Herpes simplex virus type 1 (HSV1) establishes lifelong latency in the trigeminal ganglia, and current antiviral treatments are unable to eliminate the latent virus or prevent reactivation. siRNA against HSV1 (siRNA@HSV1) silences HSV1 ICP0 gene, an immediate-early viral gene essential for HSV1 replication and reactivation. This study aimed to formulate siRNA@HSV1 loaded Apolipoprotein B (ApoB) peptide-targeted liposomes, leveraging ApoB's affinity for proteoglycans (PGs) and low-density lipoprotein receptors. Liposomes were prepared by the thin-film hydration technique following covalent binding of the ApoB peptide to DSPE-PEG lipid for targeting.
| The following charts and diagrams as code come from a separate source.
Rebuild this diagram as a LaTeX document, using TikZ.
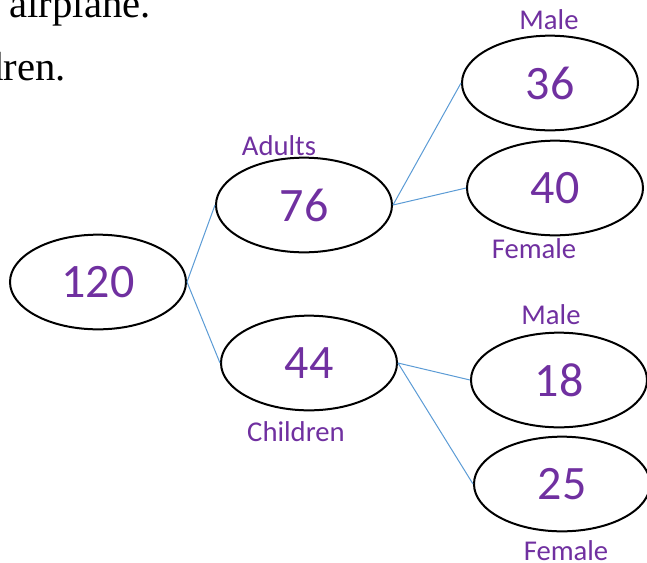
\documentclass[tikz,border=0pt]{standalone}
\usepackage{fontspec}
\setmainfont{Carlito}
\newfontfamily\timesfont{Liberation Serif}
\usetikzlibrary{shapes.geometric}
\definecolor{numpurple}{HTML}{7030A0}
\definecolor{linkblue}{HTML}{5B9BD5}
\begin{document}
\begin{tikzpicture}[x=0.75pt,y=-0.75pt,
  bubble/.style={ellipse,draw=black,line width=1.5pt,minimum width=132pt,minimum height=71pt,inner sep=0pt,
    text=numpurple,font=\fontsize{36}{42}\selectfont},
  tag/.style={text=numpurple,font=\fontsize{21.5}{26}\selectfont,anchor=base,inner sep=0pt},
  prose/.style={font=\timesfont\fontsize{30.5}{36}\selectfont,anchor=base east,inner sep=0pt},
  link/.style={draw=linkblue,line width=0.75pt}]
\useasboundingbox (0,0) rectangle (647,562);
\clip (0,0) rectangle (647,562);
\node[prose] (t1) at (151,17) {airplane.};
\node[prose] (t2) at (66,80) {dren.};
\node[bubble] (n120) at (98,282) {120};
\node[bubble] (n76) at (304,205) {76};
\node[bubble] (n44) at (309,363) {44};
\node[bubble] (n36) at (550,83) {36};
\node[bubble] (n40) at (555,188) {40};
\node[bubble] (n18) at (559,380) {18};
\node[bubble] (n25) at (562,484) {25};
\node[tag] (lmale1) at (549,29) {Male};
\node[tag] (ladults) at (279,155) {Adults};
\node[tag] (lfemale1) at (534,258) {Female};
\node[tag] (lmale2) at (551,324) {Male};
\node[tag] (lchildren) at (296,441) {Children};
\node[tag] (lfemale2) at (566,560) {Female};
\draw[link] (n120.east) -- (n76.west);
\draw[link] (n120.east) -- (n44.west);
\draw[link] (n76.east) -- (n36.west);
\draw[link] (n76.east) -- (n40.west);
\draw[link] (n44.east) -- (n18.west);
\draw[link] (n44.east) -- (n25.west);
\end{tikzpicture}
\end{document}
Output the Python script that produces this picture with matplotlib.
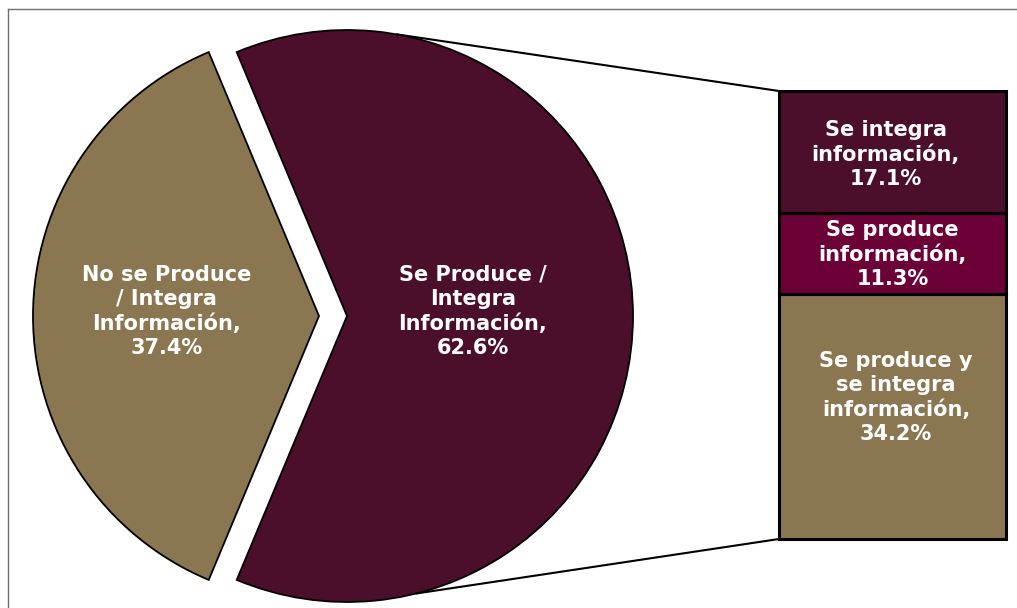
import matplotlib
matplotlib.use("Agg")
import matplotlib.pyplot as plt
from matplotlib.patches import ConnectionPatch
from matplotlib.lines import Line2D
import numpy as np

# datos
pie_labels = ["No se Produce\n/ Integra\nInformación,\n37.4%",
              "Se Produce /\nIntegra\nInformación,\n62.6%"]
pie_values = [37.4, 62.6]

bar_labels = ["Se produce y\nse integra\ninformación,\n34.2%",
              "Se produce\ninformación,\n11.3%",
              "Se integra\ninformación,\n17.1%"]
bar_values = [34.2, 11.3, 17.1]

TAN = "#8a7650"
MAROON = "#4b0f2b"
BRIGHT = "#6c0137"

W, H = 1017, 608
R = 286.0  # pie radius in px
cx, cy = 347, 292  # pie centre in px (from bottom)

fig = plt.figure(figsize=(W / 100, H / 100), dpi=100)
fig.patch.set_facecolor("white")

# frame (top and left)
fig.add_artist(Line2D([8 / W, 8 / W], [0, (H - 9) / H], color="#6e6e6e", lw=1))
fig.add_artist(Line2D([8 / W, 1], [(H - 9) / H, (H - 9) / H], color="#6e6e6e", lw=1))

# pie axes: 600x600 px box, radius 1 -> R px
half = 300
ax1 = fig.add_axes([(cx - half) / W, (cy - half) / H, 2 * half / W, 2 * half / H])
start = 180 - pie_values[0] / 100 * 360 / 2
wedges, _ = ax1.pie(pie_values, colors=[TAN, MAROON], startangle=start,
                    explode=[28 / R, 0], radius=1,
                    wedgeprops=dict(edgecolor="black", linewidth=1.3))
ax1.set_xlim(-half / R, half / R)
ax1.set_ylim(-half / R, half / R)
ax1.axis("off")

txt = dict(color="white", fontsize=15, fontweight="bold", ha="center",
           va="center", linespacing=1.26, family="DejaVu Sans")
ax1.text(-0.63, 0.017, pie_labels[0], **txt)
ax1.text(0.44, 0.017, pie_labels[1], **txt)

# bar axes
bx0, by0, bx1, by1 = 779, H - 539, 1006, H - 91
ax2 = fig.add_axes([bx0 / W, by0 / H, (bx1 - bx0) / W, (by1 - by0) / H])
total = sum(bar_values)
bottom = 0
for val, col in zip(bar_values, [TAN, BRIGHT, MAROON]):
    ax2.bar(0, val, width=1, bottom=bottom, color=col, edgecolor="black",
            linewidth=2.2, clip_on=False)
    bottom += val
ax2.set_xlim(-0.5, 0.5)
ax2.set_ylim(0, total)
ax2.axis("off")

label_x = [0.015, 0.0, -0.03]
label_y = [19.8, 39.7, 53.7]
for lab, xx, yy in zip(bar_labels, label_x, label_y):
    ax2.text(xx, yy, lab, **txt)

# connector lines
for ang, yb in [(80, total), (-76, 0)]:
    t = np.deg2rad(ang)
    con = ConnectionPatch(xyA=(-0.5, yb), coordsA=ax2.transData,
                          xyB=(np.cos(t), np.sin(t)), coordsB=ax1.transData,
                          color="black", linewidth=1.5)
    fig.add_artist(con)

fig.savefig("out.png", dpi=100, facecolor="white")
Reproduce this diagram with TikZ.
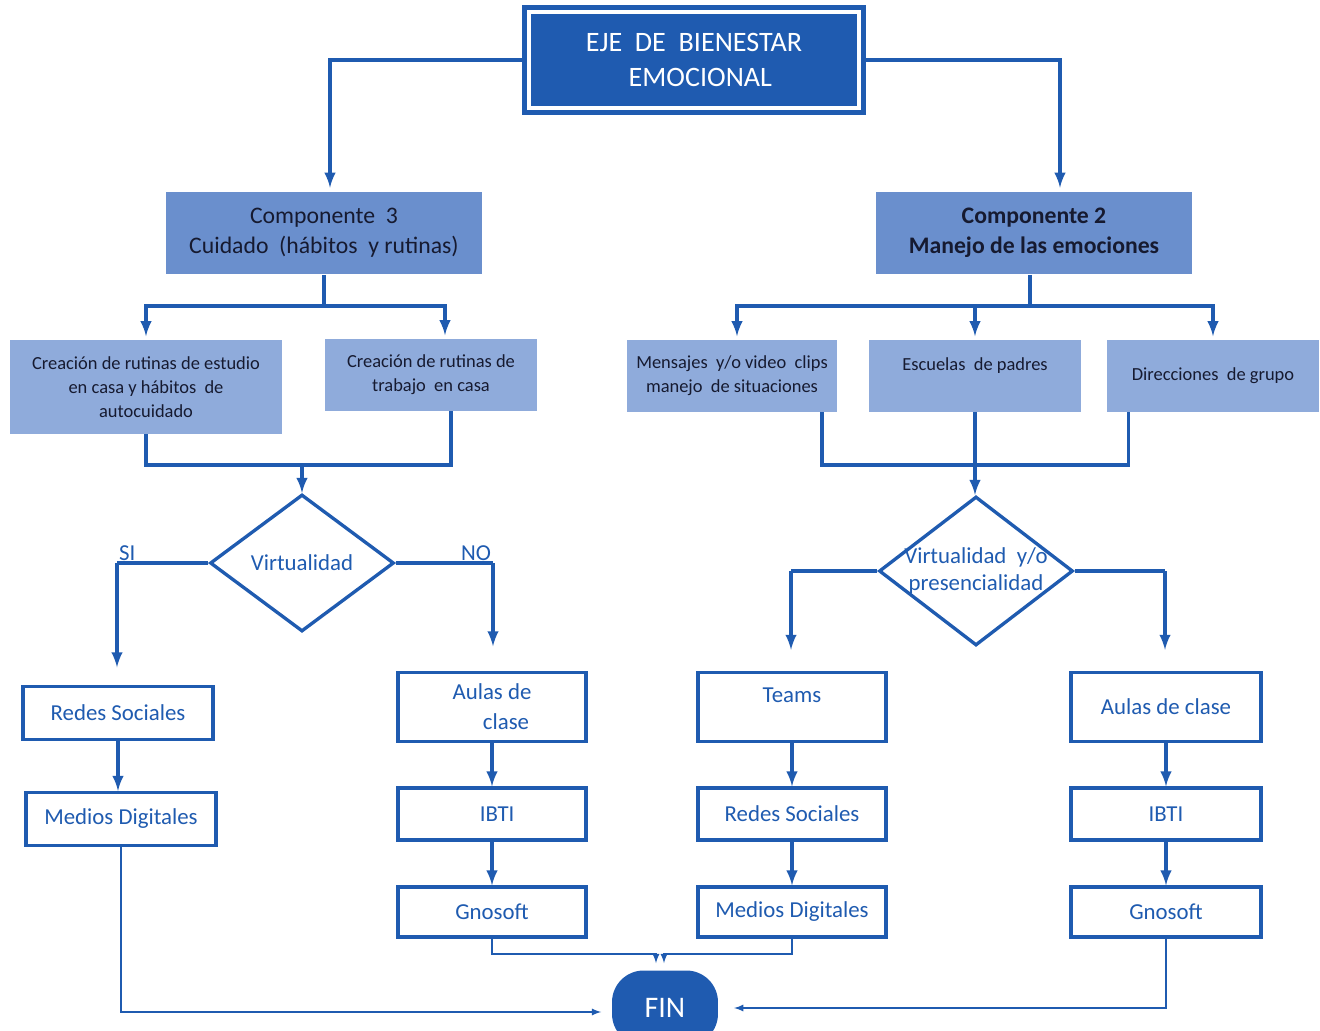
\documentclass[tikz,border=0pt]{standalone}
\usepackage{fontspec}
\setmainfont{Carlito}
\usetikzlibrary{arrows,shapes,positioning,calc}
\definecolor{ebblue}{RGB}{31,91,176}
\definecolor{ebmid}{RGB}{106,143,205}
\definecolor{eblight}{RGB}{143,171,219}
\definecolor{ebtext}{RGB}{22,26,48}
\tikzstyle{arrow} = [line width=1.9pt,->,>=latex,color=ebblue]
\tikzstyle{link} = [line width=1.9pt,color=ebblue]
\tikzstyle{thinarrow} = [line width=0.8pt,->,>=latex,color=ebblue]
\tikzstyle{compbox} = [rectangle, fill=ebmid, text=ebtext, align=center, minimum width=6.32cm, minimum height=1.66cm, font=\fontsize{13.5}{17}\selectfont]
\tikzstyle{subbox} = [rectangle, fill=eblight, text=ebtext, align=center, minimum height=1.44cm, font=\fontsize{10.5}{13.5}\selectfont]
\tikzstyle{toolbox} = [rectangle, draw=ebblue, line width=1.9pt, fill=white, text=ebblue, align=center, minimum width=3.76cm, font=\fontsize{13}{17}\selectfont]
\tikzstyle{decision} = [diamond, draw=ebblue, line width=1.9pt, text=ebblue, align=center, inner sep=-6pt, font=\fontsize{13}{15}\selectfont]

\begin{document}
\begin{tikzpicture}[x=0.02cm, y=-0.02cm]
    \useasboundingbox (0,0) rectangle (1320,1031);

    % Main axis
    \node[rectangle, fill=ebblue, draw=ebblue, line width=2.6pt, double=white, double distance=2.8pt,
          minimum width=6.6cm, minimum height=1.92cm, text=white, align=center,
          font=\fontsize{16}{20}\selectfont] (eje) at (694,60) {EJE\ \ DE\ \ BIENESTAR\\\ \ EMOCIONAL};

    % Components
    \node[compbox] (comp3) at (324,233) {Componente\ \ 3\\Cuidado\ \ (hábitos\ \ y rutinas)};
    \node[compbox, font=\bfseries\fontsize{13.5}{17}\selectfont] (comp2) at (1034,233) {Componente 2\\Manejo de las emociones};
    \draw[arrow, shorten >=2pt] (eje.west) -| ($(comp3.north)+(6,0)$);
    \draw[arrow, shorten >=2pt] (eje.east) -| ($(comp2.north)+(26,0)$);

    % Strategies (component 3)
    \node[subbox, minimum width=5.44cm, minimum height=1.88cm] (subA) at (146,387) {Creación de rutinas de estudio\\en casa y hábitos\ \ de\\autocuidado};
    \node[subbox, minimum width=4.26cm] (subB) at (431,375) {Creación de rutinas de\\trabajo\ \ en casa};
    \coordinate (c3split) at ($(comp3.south)+(0,31)$);
    \draw[link] (comp3.south) -- (c3split);
    \draw[arrow, shorten >=2pt] (c3split) -| (subA.north);
    \draw[arrow, shorten >=2pt] (c3split) -| ($(subB.north)+(14,0)$);

    % Strategies (component 2)
    \node[subbox, minimum width=4.22cm] (subC) at (732,376) {Mensajes\ \ y/o video\ \ clips\\manejo\ \ de situaciones};
    \node[subbox, minimum width=4.24cm] (subD) at (975,376) {Escuelas\ \ de padres\\\mbox{}};
    \node[subbox, minimum width=4.26cm] (subE) at (1213,376) {Direcciones\ \ de grupo};
    \coordinate (c2split) at ($(comp2.south)+(-4,31)$);
    \draw[link] ($(comp2.south)+(-4,0)$) -- (c2split);
    \draw[arrow, shorten >=2pt] (c2split) -| ($(subC.north)+(5,0)$);
    \draw[arrow, shorten >=2pt] (c2split) -| (subD.north);
    \draw[arrow, shorten >=2pt] (c2split) -| (subE.north);

    % Decisions
    \node[decision, minimum width=3.68cm, minimum height=2.74cm] (virt) at (302,563) {Virtualidad};
    \node[decision, minimum width=3.88cm, minimum height=2.98cm] (virt2) at (976,571) {Virtualidad\ \ y/o\\presencialidad};

    \coordinate (c3join) at (virt.north |- 0,465);
    \draw[link] (subA.south) |- (c3join);
    \draw[link] ($(subB.south)+(20,0)$) |- (c3join);
    \draw[arrow] (c3join) -- (virt.north);

    \coordinate (c2join) at (subD.south |- 0,465);
    \draw[link] ($(subC.south east)+(-16,0)$) |- (c2join);
    \draw[link] ($(subE.south west)+(22,0)$) |- (c2join);
    \draw[link] (subD.south) -- (c2join);
    \draw[arrow] (c2join) -- (c2join |- virt2.north);

    % Tools
    \node[toolbox, minimum width=3.8cm, minimum height=1.06cm] (redes1) at (118,713) {Redes Sociales};
    \node[toolbox, minimum width=3.8cm, minimum height=1.06cm] (medios1) at (121,819) {Medios Digitales};
    \node[toolbox, minimum height=1.38cm] (aulas1) at (492,707) {Aulas de\\\quad\ clase};
    \node[toolbox, minimum height=1.04cm] (ibti1) at (492,814) {\ \ IBTI};
    \node[toolbox, minimum height=1.0cm] (gno1) at (492,912) {Gnosoft};
    \node[toolbox, minimum height=1.38cm] (teams) at (792,707) {Teams\\[-4pt]\mbox{}};
    \node[toolbox, minimum height=1.04cm] (redes2) at (792,814) {Redes Sociales};
    \node[toolbox, minimum height=1.0cm] (medios2) at (792,912) {Medios Digitales};
    \node[toolbox, minimum width=3.8cm, minimum height=1.38cm] (aulas2) at (1166,707) {Aulas de clase};
    \node[toolbox, minimum width=3.8cm, minimum height=1.04cm] (ibti2) at (1166,814) {IBTI};
    \node[toolbox, minimum width=3.8cm, minimum height=1.0cm] (gno2) at (1166,912) {Gnosoft};

    % SI / NO branches
    \coordinate (si) at (117,0 |- virt.west);
    \coordinate (no) at (493,0 |- virt.east);
    \draw[link] (virt.west) -- (si);
    \draw[link] (virt.east) -- (no);
    \node[above right, inner sep=1pt, text=ebblue, font=\fontsize{13}{15}\selectfont] at (si) {SI};
    \node[above left, inner sep=1pt, text=ebblue, font=\fontsize{13}{15}\selectfont] at (no) {NO};
    \draw[arrow, shorten >=10pt] (si) -- (si |- redes1.north);
    \draw[arrow, shorten >=14pt] (no) -- (no |- aulas1.north);

    \coordinate (vl) at (791,0 |- virt2.west);
    \coordinate (vr) at (1165,0 |- virt2.east);
    \draw[link] (virt2.west) -- (vl);
    \draw[link] (virt2.east) -- (vr);
    \draw[arrow, shorten >=12pt] (vl) -- (vl |- teams.north);
    \draw[arrow, shorten >=12pt] (vr) -- (vr |- aulas2.north);

    \draw[arrow] (redes1) -- (redes1 |- medios1.north);
    \draw[arrow] (aulas1) -- (ibti1);
    \draw[arrow] (ibti1) -- (gno1);
    \draw[arrow] (teams) -- (redes2);
    \draw[arrow] (redes2) -- (medios2);
    \draw[arrow] (aulas2) -- (ibti2);
    \draw[arrow] (ibti2) -- (gno2);

    % End
    \node[rectangle, rounded corners=18pt, fill=ebblue, text=white, minimum width=2.12cm, minimum height=1.5cm,
          font=\fontsize{17}{20}\selectfont] (fin) at (665,1008) {FIN};
    \coordinate (fl) at (656,954);
    \coordinate (fr) at (664,954);
    \draw[thinarrow, shorten >=4pt] (gno1.south) |- (fl) -- (fl |- fin.north);
    \draw[thinarrow, shorten >=4pt] (medios2.south) |- (fr) -- (fr |- fin.north);
    \draw[thinarrow, shorten >=6pt] (medios1.south) |- ($(fin.west)+(0,4)$);
    \draw[thinarrow, shorten >=9pt] (gno2.south) |- (fin.east);
\end{tikzpicture}
\end{document}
The formulations were evaluated for physicochemical properties and stability using DLS, siRNA encapsulation by NanoDrop, cytotoxicity by MTT assay, extracellular matrix (ECM) binding by competition assay using Matrigel, and in vivo biodistribution in mice following retro-orbital and intraperitoneal (IP) administrations. The liposomes exhibited nanoscale size, narrow size distribution, neutral surface charge, efficient siRNA loading, and a uniform spherical morphology. ApoB peptide-targeted liposomes showed enhanced binding to the ECM in vitro, while biodistribution studies in mice showed preferential accumulation in the trigeminal ganglia following systemic IP administration. However, ApoB peptide-targeted liposomes encapsulating siRNA@HSV1 were poorly stable. Liposomes aggregated after 1 month of storage at 4^°C, and membrane labeling with various fluorescent probes resulted in rapid quenching. Consequently, antiviral studies were not performed. These findings suggest an incompatibility between siRNA@HSV1 and ApoB peptide. Overall, this study highlights the potential of ApoB peptide-targeted liposomes for trigeminal ganglia delivery but underscores the need for improved stability and/or alternative targeting strategies to advance siRNA-based therapies against latent HSV1.